According to the Committee to Protect Journalists (CPJ), all of the charges against Reeyot Alemu were only based on her journalistic activities–emails she had received from pro-opposition discussion groups and reports and photographs she had sent to opposition news sites.
Reeyot Alemu is among a number of journalists who have been prosecuted under the anti-terrorism law in Ethiopia. According to Amnesty International, only during 2011 and 2012, over 100 journalists and political activists were arrested and prosecuted on charges of terrorism and other offenses in the country, for exercising their rights to freedom of expression. The actions that were the basis for such charges and prosecutions included writing articles critical of the government, calling for peaceful protest, and reporting on peaceful protests.
A Woman Born to Stand for the Truth
Born in 1980, Reeyot Alemu studied in Addis Ababa, the capital of Ethiopia. She received her BA in English Language and Theatrical Art from Addis Ababa University in 2005. Willing to risk her freedom and peace of mind, she began writing articles for independent newspapers in 2009, as a freelance writer.
Reeyot Alemu joined the now-defunct most prominent weekly newspaper called Awramba Times in 2010, where she worked as a columnist and wrote critically about the social and political crisis of her country. In 2011, she worked, among other roles, as a columnist for the weekly independent paper Feteh, which was later shuttered by the regime.
In 2010, Reeyot Alemu was able to found her own publishing house and a monthly magazine called “Change” that covered a wide range of political and social issues. However, after operating for a while, both of them were subsequently closed.

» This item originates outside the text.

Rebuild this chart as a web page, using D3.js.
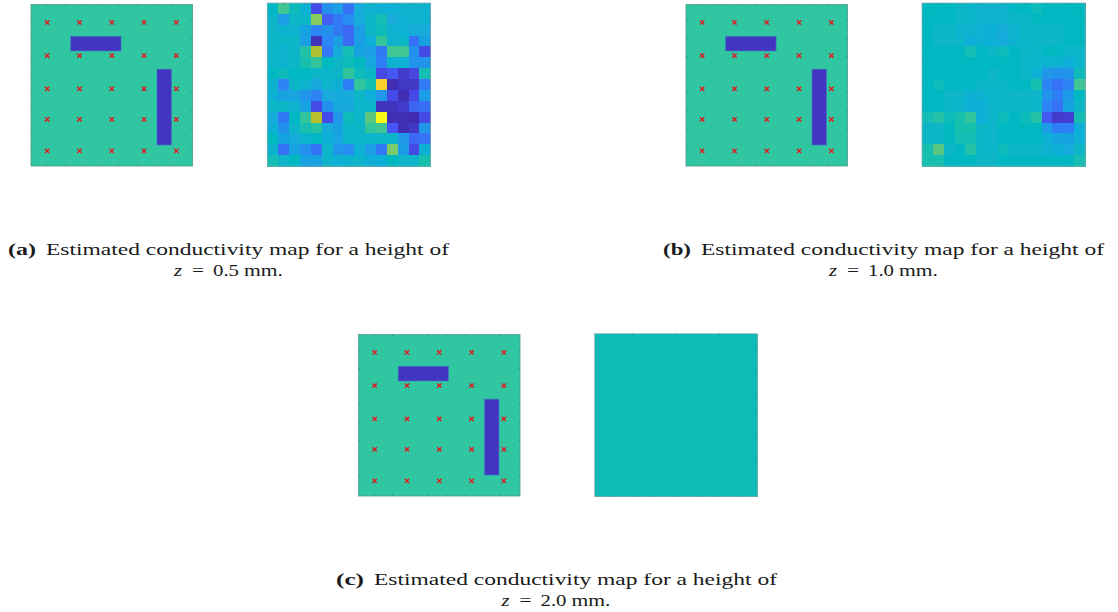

On June 21, 2011, Reeyot Alemu was taken from the school she taught, and arrested in Ma-ekelawi, an interrogation center, where dis-speakable torture is a normal practice of police and security officials in attempts to elicit confessions before cases go to trial. It was without charge. Four days before her arrest, she had written a sharp critique against the regime’s illegitimate fundraising methods for a dam project, and had apparently compared the late Libyan dictator Muammar Gaddafi with Ethiopia’s then-Prime Minister Meles Zenawi, who ruled the country for 21 years with a rod of iron.
Judged a “terrorist” by the tyrannical regime’s court, Reeyot Alemu was sentenced to 18 years in prison in January 2012. An appeals court, however, subsequently reduced the sentence to five years and dropped some of the charges.
Reeyot Alemu was offered clemency if she agreed to testify against journalist colleagues, who were arrested with her and accused by the regime of abetting terrorist groups. She, however, refused to do so and was consequently sent to solitary confinement as a punishment.
According to different sources, since her imprisonment in June 2011, the health of Reeyot Alemu has deteriorated. Recently, she has underwent surgery to remove a tumor from her breast. Her families reported that after the surgery she was forced to return to jail with no recovery time, and two days later she was, therefore, bleeding.
In 2012, Reeyot Alemu was the recipient of the prestigious 2012 Courage in Journalism Award that recognizes courageous actions of journalists around the world. She was given the prize for her “refusal to self-censor in a place where that practice is standard, and her unwillingness to apologize for truth-telling, even though contrition could win her freedom.”